Bushnell’s post is here.
End Of Update
The methodical march of real science can be painstakingly slow, with dead ends and disappointments spanning years before someone makes a breakthrough – if at all. If or when LENR becomes a widespread and accepted fact, that will change as an increasing number of bright minds and shiny toys lend themselves to the task and make up for the relative paucity of researchers working in the field at present. Meanwhile, it is pretty cool when we get a glimpse behind the scenes. Joe Zawodny of NASA has given us just that in a new video, employing cautious language couched in terms of genuine hope and potential. (Posted yesterday, it looks recent, but I am not sure when the video was made).
No matter your position on the Widom Larsen theory, you have to applaud any credible effort to test it. It seems that Zawodny has developed a method for running parallel samples in a way that does more than increase the number of data points. By comparing one section of the experiment to its neighbor, analysis becomes comparative, the delta less prone to error than the absolute.
We all love to read the tealeaves to figure out what’s happening on the other side of the curtain. The video edit tends to cut from a show-and-tell to a sudden ‘what-if’ vision of the future. I cannot help but wonder what was in between. The public claim appears to be modest (we are testing a theory that may or may not be true) but the sober minds have to tread a fine line. If they did not believe there was strong evidence for LENR (Zawodny specifically refers to this in the video) they would have no hope of getting NASA’s support. That LaRC continues the research and puts its signature to a deliberately public-facing narrative says more than the brightest sceptic can ever manage.

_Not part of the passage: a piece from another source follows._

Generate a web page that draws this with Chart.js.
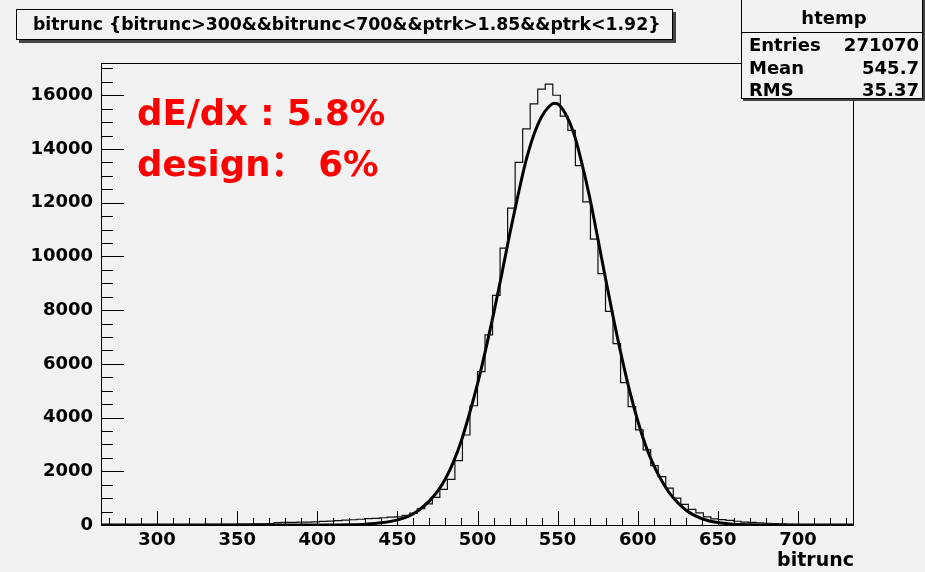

There is value in tough review but it only goes so far. In citing such criticism in the video, Zawodny is indirectly offering critics partial credit for inspiring the experiment’s design. Without peer review, sloppy work can pass unchallenged. However, when an experienced scientist spends as much time on a negative campaign as a hands-on researcher does in making things happen, we have to wonder at motive. Such a campaign begins to look more like lobbying than science. A common argument says that we should look at the meat of any critique and not at its source but that is an oversimplification. No critic has brought down the LENR house of cards but merely points out (obsessively) that proof has not yet been delivered. Fair enough. It is easy to pick holes and not so easy to make things happen in the real world. Zawodny and his like are putting their careers on the line while some anonymous critics attack anything positive that surfaces from their labs. Popeye’s points (whoever he is) are incisive and worth reading but while he is making his view heard on this site with astonishing regularity, remember that progress at the LENR coal face and the voices coming from it will be more measured and infrequent. The volume of argument is not a measure of its weight.
Meanwhile, evidence for LENR is growing. I suggest we pay careful attention to Zawodny and the guys who are actually trying to make things happen even if they are often too busy to talk and each step on the journey is measured by the calendar and not per post.